No future

:: politics, doomed

We’ve been fooling ourselves for thirty years. We believed that the awful toxins that defined society in our youths were, while not yet dead or even nearly dead, clearly dying.

We thought that the horrible treatment of people with brown skins, women, gay people, Irish people, Roma, people with the wrong religion or from far away and generally anyone who did not conform to some grey english stereotype was fading away. We thought this because we saw the acceptance of difference everywhere: we went to gigs where the audience was not all of one tribe, we walked through the park and saw couples where one person had come from Poland and the other’s parents from Pakistan. It seemed as if there was hope and, gradually, we stopped worrying.

We were wrong. England is not suddenly becoming a nation of bigots after the brexit vote: it has always been a nation of bigots. All that has changed is that now the bigots are saying what they have always thought.

The conventional thing to say about people who voted for brexit is that they were, on the whole, well-intentioned but a bit dim: they were fooled by a group of malignant politicians with their various agendas into voting for something very clearly against their own interests. In other words, stupid people voted for brexit, bamboozled by clever (or, at least, highly educated) people like Boris Johnson & demagogues like Farage.

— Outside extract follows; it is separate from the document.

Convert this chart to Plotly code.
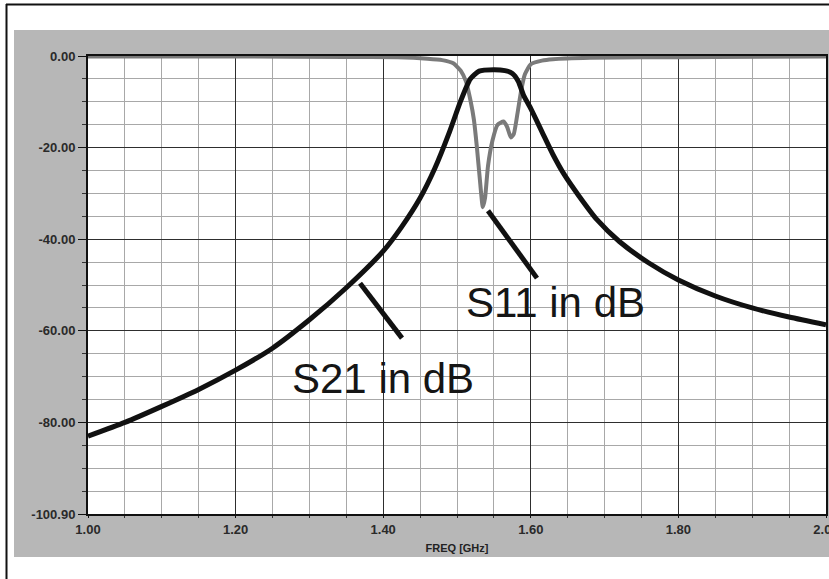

While Johnson, & especially Farage, have a lot to answer for, I don’t think this is true. Apart from anything else it is insulting the intelligence of people who voted for brexit: I just don’t believe that a huge number people were stupid in that way. I don’t think that people ever really believed the lies that the leave campaign told: rather, they used these lies as a shield to conceal what they were really after. They were probably concealing it even from themselves in the way we all do; but they knew what they wanted.

What did they want? I think they wanted to live in the past: a version of the England that sputtered and failed at the end of the 1970s: the England that many of them grew up in — that I grew up in.

Well, that seems fairly uncontroversial: this is more-or-less what people said they wanted, isn’t it? To go back to a world before the EU, where people had jobs for life in the pits and steelworks, where England was a great country. Of course that world never really existed outside of television, but we can fix that: we can mix the best of the old with the best of the new, right?

But of course, there was rather more to that vanished dream of England than that: quite a lot more in fact. It was a world where black people were treated as second-class citizens at best, and where if they objected then the police would beat them up. Quite often the police would beat them up just for fun. Women were the playthings and servants of men, and no-one really cared if they had a few bruises. Gay people were treated, if anything, even worse than black people. Somehow, sex with children was tolerated, at least if the people doing it were white: it was officially not OK, of course, but everyone knew it went on and nobody did anything about it.

And of course everyone (well, everyone English, which is the same thing) knew that England was the greatest country in the world: Scotland and Wales were just parts of England, European countries were convenient holiday destinations inhabited by people who were greasy and often suspiciously dusky or humourless German-types who were busy eating each other and burning Jews (English people wouldn’t do anything so vulgar, of course, although they certainly didn’t want any Jewish people in their golf club). They didn’t have to be taken very seriously. And as for the rest of the world, well, the empire was a recent memory, and they definitely knew their place, which was serving proper English people.

The people who voted brexit want a return to the past, and they want all of it: perhaps they are not saying it quite yet, but I think it is terribly clear that this is what they want. You don’t have to read very hard to interpret what Farage is saying, or what people who talk about ‘the white working class’ mean.

Why? Why have people suddenly changed? It seems impossible that such a vast change in attitudes happen so quickly. Indeed, it is impossible: such a change in attitudes hasn’t happened, because the attitudes that people now evince are the attitudes that they have always had. For thirty years the people we all now despise as ‘the liberal elite’1 fooled themselves that education and cultural change were gradually making bigotry and xenophobia a thing of the past, but in fact all they did was was to make it, for a while, impossible to say what you think.

There is no future.


  1. ‘Liberal elite’ will soon start to mean the same as ‘underground resistance’: members of the ‘liberal elite’ will meet in fear in back rooms while uniformed faragists patrol the streets, hanging suspected and real liberal elitists on meat hooks.